Produce an exact transcription of the listing below, omitting the pictures.
━━━━━━━━━━━━━━━━━━━━
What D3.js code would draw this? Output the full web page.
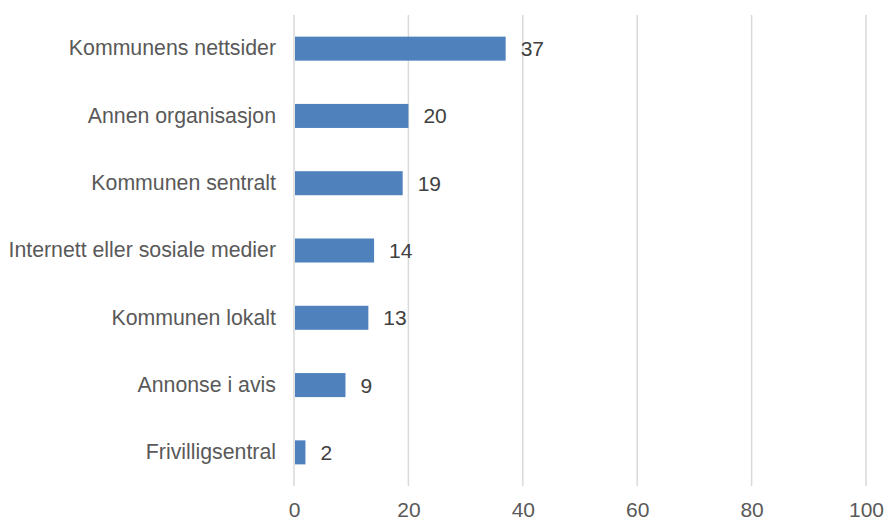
<!DOCTYPE html>
<html>
<head>
<meta charset="utf-8">
<script src="https://cdn.jsdelivr.net/npm/d3@7"></script>
<style>
  body { margin: 0; background: #fff; }
  svg text { font-family: "Liberation Sans", Arial, sans-serif; }
</style>
</head>
<body>
<div id="container"></div>
<script>
/* DATA */
const categories = ["Kommunens nettsider", "Annen organisasjon", "Kommunen sentralt",
  "Internett eller sosiale medier", "Kommunen lokalt", "Annonse i avis", "Frivilligsentral"];
const values = [37, 20, 19, 14, 13, 9, 2];
const xTicks = [0, 20, 40, 60, 80, 100];

/* CONSTANTS */
const width = 885;
const height = 519;
const margin = ({top: 15, right: 19, bottom: 33, left: 294});

const data = categories.map((c, i) => ({label: c, value: values[i]}));

/* SCALES */
const xScale = d3.scaleLinear()
  .domain([0, 100])
  .range([margin.left, width - margin.right]);

const yScale = d3.scaleBand()
  .domain(categories)
  .range([margin.top, height - margin.bottom])
  .paddingInner(0.643)
  .paddingOuter(0.3215);

const svg = d3.select("#container")
  .append("svg")
  .attr("width", width)
  .attr("height", height);

// gridlines
svg.append("g")
  .selectAll("line")
  .data(xTicks)
  .join("line")
  .attr("x1", d => xScale(d))
  .attr("x2", d => xScale(d))
  .attr("y1", margin.top)
  .attr("y2", height - margin.bottom)
  .attr("stroke", "#d9d9d9")
  .attr("stroke-width", 1.5);

// bars
svg.append("g")
  .selectAll("rect")
  .data(data)
  .join("rect")
  .attr("x", xScale(0) + 1)
  .attr("y", d => yScale(d.label))
  .attr("width", d => xScale(d.value) - xScale(0) - 1)
  .attr("height", yScale.bandwidth())
  .attr("fill", "#4f81bd");

// value labels
svg.append("g")
  .selectAll("text")
  .data(data)
  .join("text")
  .attr("x", d => xScale(d.value) + 15)
  .attr("y", d => yScale(d.label) + yScale.bandwidth() / 2)
  .attr("dy", "0.36em")
  .attr("font-size", 21)
  .attr("fill", "#404040")
  .text(d => d.value);

// axes
const yAxis = d3.axisLeft(yScale).tickSize(0).tickPadding(18);
svg.append("g")
  .attr("transform", `translate(${margin.left},0)`)
  .call(yAxis)
  .call(g => g.select(".domain").remove())
  .selectAll(".tick text")
  .attr("font-size", 21.3)
  .attr("fill", "#595959");

const xAxis = d3.axisBottom(xScale).tickValues(xTicks).tickSize(0).tickPadding(16);
svg.append("g")
  .attr("transform", `translate(0,${height - margin.bottom})`)
  .call(xAxis)
  .call(g => g.select(".domain").remove())
  .selectAll(".tick text")
  .attr("font-size", 21)
  .attr("fill", "#595959");
</script>
</body>
</html>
━━━━━━━━━━━━━━━━━━━━
▸ **Response for this exercise**
What D3.js code would draw this? Output the full web page.
<!DOCTYPE html>
<html>
<head>
<meta charset="utf-8">
<script src="https://cdn.jsdelivr.net/npm/d3@7"></script>
<style>
  body { margin: 0; background: #fff; }
  svg text { font-family: "Liberation Sans", Arial, sans-serif; }
</style>
</head>
<body>
<div id="container"></div>
<script>
/* DATA */
const categories = ["Kommunens nettsider", "Annen organisasjon", "Kommunen sentralt",
  "Internett eller sosiale medier", "Kommunen lokalt", "Annonse i avis", "Frivilligsentral"];
const values = [37, 20, 19, 14, 13, 9, 2];
const xTicks = [0, 20, 40, 60, 80, 100];

/* CONSTANTS */
const width = 885;
const height = 519;
const margin = ({top: 15, right: 19, bottom: 33, left: 294});

const data = categories.map((c, i) => ({label: c, value: values[i]}));

/* SCALES */
const xScale = d3.scaleLinear()
  .domain([0, 100])
  .range([margin.left, width - margin.right]);

const yScale = d3.scaleBand()
  .domain(categories)
  .range([margin.top, height - margin.bottom])
  .paddingInner(0.643)
  .paddingOuter(0.3215);

const svg = d3.select("#container")
  .append("svg")
  .attr("width", width)
  .attr("height", height);

// gridlines
svg.append("g")
  .selectAll("line")
  .data(xTicks)
  .join("line")
  .attr("x1", d => xScale(d))
  .attr("x2", d => xScale(d))
  .attr("y1", margin.top)
  .attr("y2", height - margin.bottom)
  .attr("stroke", "#d9d9d9")
  .attr("stroke-width", 1.5);

// bars
svg.append("g")
  .selectAll("rect")
  .data(data)
  .join("rect")
  .attr("x", xScale(0) + 1)
  .attr("y", d => yScale(d.label))
  .attr("width", d => xScale(d.value) - xScale(0) - 1)
  .attr("height", yScale.bandwidth())
  .attr("fill", "#4f81bd");

// value labels
svg.append("g")
  .selectAll("text")
  .data(data)
  .join("text")
  .attr("x", d => xScale(d.value) + 15)
  .attr("y", d => yScale(d.label) + yScale.bandwidth() / 2)
  .attr("dy", "0.36em")
  .attr("font-size", 21)
  .attr("fill", "#404040")
  .text(d => d.value);

// axes
const yAxis = d3.axisLeft(yScale).tickSize(0).tickPadding(18);
svg.append("g")
  .attr("transform", `translate(${margin.left},0)`)
  .call(yAxis)
  .call(g => g.select(".domain").remove())
  .selectAll(".tick text")
  .attr("font-size", 21.3)
  .attr("fill", "#595959");

const xAxis = d3.axisBottom(xScale).tickValues(xTicks).tickSize(0).tickPadding(16);
svg.append("g")
  .attr("transform", `translate(0,${height - margin.bottom})`)
  .call(xAxis)
  .call(g => g.select(".domain").remove())
  .selectAll(".tick text")
  .attr("font-size", 21)
  .attr("fill", "#595959");
</script>
</body>
</html>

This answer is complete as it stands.